Game 7 is in Boston on Tuesday — the second-straight year a first-round series between these teams needed to go the distance. The Bruins won in last year’s seventh game, 7-4.
On Monday, Cassidy was asked by a reporter whether he felt slew footing was an issue in the series.
Cassidy said he didn’t think so, because the act of slew footing requires an arm — but the coach did say he felt Toronto players were bumping into the back of Bruins skates a lot. “Whether it’s just dumb luck, or how they battle for pucks,” Cassidy said, “we’ve brought it up with the supervisor.”
The NHL assigns a supervisor of officials to each NHL series, and coaches are encouraged to open a dialogue with the supervisor about any trends they see on the ice.
“There’s a couple of things we find that Toronto does that we brought up,” Cassidy said. “That’s what [the supervisors] are here for, that’s what they asked for.

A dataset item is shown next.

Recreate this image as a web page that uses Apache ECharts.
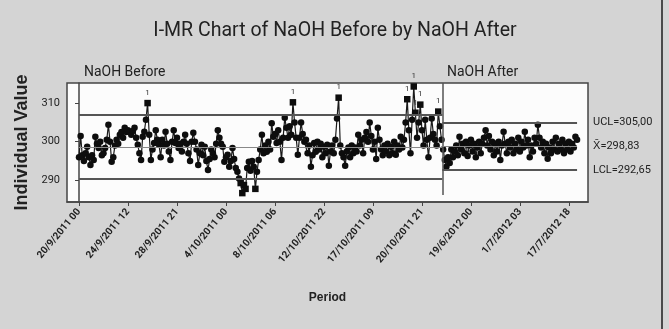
<!DOCTYPE html>
<html><head><meta charset="utf-8">
<script src="https://cdn.jsdelivr.net/npm/echarts@6/dist/echarts.min.js"></script>
<style>html,body{margin:0;padding:0;background:#d4d4d4;overflow:hidden}#c{width:669px;height:329px}</style>
</head><body><div id="c"></div>
<script>
const chartTitle = 'I-MR Chart of NaOH Before by NaOH After';
const stageNames = ['NaOH Before', 'NaOH After'];
const yAxisName = 'Individual Value';
const xAxisName = 'Period';
const beforeValues = [
 296, 301.5, 296.5, 295, 297, 298.7, 296, 294, 296.5, 295.3,
 301.3, 299.5, 298.4, 300, 296.5, 297, 298.4, 300.5, 304.4, 300,
 294.8, 296, 299, 300.5, 299.5, 301.8, 302.5, 301, 303.6, 302.5,
 303, 302.5, 301.8, 302.8, 303.6, 301, 299.2, 297, 295.3, 301.3,
 302.6, 305.7, 310, 301.8, 295.3, 298, 299.7, 303, 300.5, 299.2,
 296, 300.5, 299, 302.6, 299.5, 297.5, 295.3, 300, 303, 299.7,
 301, 298.4, 299.5, 297.5, 300, 301.8, 299.5, 297, 295, 300,
 302.3, 300, 298, 294, 297, 299.2, 296.5, 298.7, 295, 292.7,
 295.5, 298, 297, 296, 299.5, 303, 301, 299.5, 298.7, 294.8,
 296, 296.6, 293.5, 295, 298.4, 295.5, 293.2, 292.2, 290.5, 289.3,
 286.7, 288.8, 287.8, 293.2, 294.8, 292.5, 295, 293.5, 287.8, 292.2,
 295.3, 298, 301.8, 297, 299, 297.4, 300, 298, 304.8, 301.3,
 302, 299.7, 303, 300, 295.3, 301, 306.2, 303.6, 301, 304,
 301.8, 310.2, 305, 301, 296.6, 301, 305, 302, 300, 300.5,
 297, 299, 293.5, 296.5, 299.7, 297.4, 300, 298, 299.5, 296,
 298.7, 297, 299.2, 293.8, 297.5, 299, 297, 300.5, 306, 311.4,
 299, 297, 296, 293.8, 297.5, 298.5, 296, 299, 297, 298.5,
 297.5, 301.8, 299, 300.5, 297, 301, 302.5, 300, 305, 301.5,
 298, 300, 295.5, 303.6, 300.5, 298, 296.5, 299, 297.5, 299.5,
 296.5, 298.7, 297, 300, 296.6, 299, 298, 301.3, 298.5, 300.5,
 305, 311, 303, 297, 305.7, 314.3, 307.5, 301, 305, 309.6,
 303, 299, 305.7, 300.5, 296, 301, 306, 302, 300.5, 299, 307.8, 304, 300.5
];
const afterValues = [
 298, 295.3, 293.5, 296, 294.5, 298, 296, 297.5, 299, 296.5,
 301.3, 298, 299.5, 297, 300, 296.3, 299, 300.5, 297.5, 299.5,
 296, 298.5, 300, 297, 299.5, 301, 303, 299, 301.5, 298,
 300, 296.5, 299.5, 297.5, 300, 295.3, 299, 302.6, 299.5, 297,
 300, 298.5, 300.5, 297, 299.5, 298, 301, 297.5, 300, 298.5,
 302.6, 299, 300.5, 296, 299, 297.5, 301, 299.5, 304.4, 301,
 298.5, 300, 297, 299.5, 295.6, 298.5, 297, 300, 298, 301,
 297.5, 299.5, 298, 300.5, 297, 299.5, 298, 300, 297.5, 299.5,
 298.5, 301.3, 300.5
];
const tickIndex = [0, 30, 60, 90, 120, 150, 180, 210, 240, 270, 300];
const tickLabels = ['20/9/2011 00', '24/9/2011 12', '28/9/2011 21', '4/10/2011 00', '8/10/2011 06',
  '12/10/2011 22', '17/10/2011 09', '20/10/2011 21', '19/6/2012 00', '1/7/2012 03', '17/7/2012 18'];
const yTicks = [290, 300, 310];
const beforeLimits = [306.9, 298.7, 290.5];   // UCL, mean, LCL
const afterLimits = [305.00, 298.83, 292.65];  // UCL, mean, LCL
const limitLabels = ['UCL=305,00', 'X\u0304=298,83', 'LCL=292,65'];

const NARROW = 'Roboto,"Liberation Sans",sans-serif';
const SANS = '"Liberation Sans","DejaVu Sans",sans-serif';
const Y_MIN = 284.4, Y_MAX = 315.2;
const nB = beforeValues.length, nA = afterValues.length;
const split = nB - 0.5;
const lastIdx = nB + nA - 1;

function pts(values, offset, lim) {
  return values.map((v, k) => {
    const out = v > lim[0] || v < lim[2];
    if (!out) return [offset + k, v];
    return {
      value: [offset + k, v], symbol: 'rect', symbolSize: 6.5,
      label: { show: v > lim[0], formatter: '1', position: 'top', distance: 3, fontSize: 8, color: '#333', fontFamily: NARROW }
    };
  });
}
const limStyle = { color: '#555', width: 1.8, type: 'solid' };
const cStyle = { color: '#888', width: 1, type: 'solid' };

const chart = echarts.init(document.getElementById('c'), null, { renderer: 'canvas' });
chart.setOption({
  backgroundColor: '#d4d4d4',
  animation: false,
  grid: { left: 67, right: 81, top: 83, bottom: 127, show: true, backgroundColor: '#fcfcfc', borderColor: '#444', borderWidth: 1.5 },
  xAxis: {
    type: 'value', min: -7.35, max: 311.7,
    name: xAxisName, nameLocation: 'middle', nameGap: 90,
    nameTextStyle: { fontFamily: SANS, fontWeight: 'bold', fontSize: 12, color: '#222' },
    axisLine: { show: true, lineStyle: { color: '#444', width: 1.5 } },
    axisTick: { show: true, length: 4, lineStyle: { color: '#444' }, customValues: tickIndex },
    axisLabel: {
      customValues: tickIndex, rotate: 50, margin: 8,
      formatter: v => tickLabels[tickIndex.indexOf(v)] || '',
      fontFamily: NARROW, fontSize: 10, fontWeight: 'bold', color: '#222'
    },
    splitLine: { show: false }
  },
  yAxis: {
    type: 'value', min: Y_MIN, max: Y_MAX,
    name: yAxisName, nameLocation: 'middle', nameGap: 28,
    nameTextStyle: { fontFamily: SANS, fontWeight: 'bold', fontSize: 18, color: '#222' },
    axisLine: { show: true, lineStyle: { color: '#444', width: 1.5 } },
    axisTick: { show: true, length: 4, lineStyle: { color: '#444' }, customValues: yTicks },
    axisLabel: { customValues: yTicks, margin: 7, fontFamily: NARROW, fontSize: 11, color: '#222' },
    splitLine: { show: false }
  },
  graphic: [
    { type: 'text', x: 335, y: 31, scaleX: 0.93, style: { text: chartTitle, font: '21px ' + NARROW, fill: '#222', align: 'center', verticalAlign: 'middle' } },
    { type: 'text', x: 84, y: 72, scaleX: 0.93, style: { text: stageNames[0], font: '15px ' + NARROW, fill: '#222', align: 'left', verticalAlign: 'middle' } },
    { type: 'text', x: 447, y: 72, scaleX: 0.93, style: { text: stageNames[1], font: '15px ' + NARROW, fill: '#222', align: 'left', verticalAlign: 'middle' } },
    { type: 'line', shape: { x1: 662, y1: 0, x2: 662, y2: 329 }, style: { stroke: '#4a4a4a', lineWidth: 2 } }
  ],
  series: [
    {
      type: 'line', data: [], z: 1, silent: true,
      markLine: {
        silent: true, symbol: 'none', animation: false,
        label: { show: false },
        data: [
          [{ coord: [0, beforeLimits[0]], lineStyle: limStyle }, { coord: [split, beforeLimits[0]] }],
          [{ coord: [0, beforeLimits[1]], lineStyle: cStyle }, { coord: [split, beforeLimits[1]] }],
          [{ coord: [0, beforeLimits[2]], lineStyle: limStyle }, { coord: [split, beforeLimits[2]] }],
          [{ coord: [split, Y_MAX], lineStyle: { color: '#555', width: 1.5, type: 'solid' } }, { coord: [split, 286.2] }]
        ]
      }
    },
    {
      type: 'line', data: [], z: 1, silent: true,
      markLine: {
        silent: true, symbol: 'none', animation: false,
        label: { show: true, position: 'end', distance: 16, fontFamily: NARROW, fontSize: 11, color: '#222' },
        data: [
          [{ coord: [split, afterLimits[0]], lineStyle: limStyle, label: { formatter: limitLabels[0] } }, { coord: [lastIdx, afterLimits[0]] }],
          [{ coord: [split, afterLimits[1]], lineStyle: cStyle, label: { formatter: limitLabels[1] } }, { coord: [lastIdx, afterLimits[1]] }],
          [{ coord: [split, afterLimits[2]], lineStyle: limStyle, label: { formatter: limitLabels[2] } }, { coord: [lastIdx, afterLimits[2]] }]
        ]
      }
    },
    {
      type: 'line', z: 3, data: pts(beforeValues, 0, beforeLimits),
      symbol: 'circle', symbolSize: 6.5, showAllSymbol: true,
      lineStyle: { color: '#1a1a1a', width: 1.2 }, itemStyle: { color: '#0d0d0d' }
    },
    {
      type: 'line', z: 3, data: pts(afterValues, nB, afterLimits),
      symbol: 'circle', symbolSize: 6.5, showAllSymbol: true,
      lineStyle: { color: '#1a1a1a', width: 1.2 }, itemStyle: { color: '#0d0d0d' }
    }
  ]
});
</script>
</body></html>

Is there anything you see? I’m sure Toronto brings some stuff up with us. We’ll see where it goes.”
Cassidy provided a few examples of the skate bump tactics. He said “there’s been a few of them every game” and “that’s what I believe caused the [Jake] DeBrusk/[Nazem] Kadri battle.”
DeBrusk and Kadri had a few scuffles in Game 2; Kadri cross-checked DeBrusk late in the third period and was suspended for the remainder of the round.
Cassidy also pointed to a time when Sean Kuraly “went down from behind” after a faceoff.
When asked by a reporter about a play in the first period of Game 6 — when Bruins forward Joakim Nordstrom was called for high sticking after he appeared to have his skates taken out because of contact from Toronto defenseman Travis Dermott — Cassidy was emphatic.
“There you go,” Cassidy said. “They go into the corner and he all of a sudden is flying backwards and his stick gets up. So it will be pointed out. It’s still a high stick if it catches a guy in the face, unfortunately. But I think the original contact caused the high stick. Because Nordy’s stick was on the ice battling for it. Usually, a high stick comes up in the act of … this one came up in the act of falling backwards because his foot got kicked out, so I would hope they would notice the contact there.”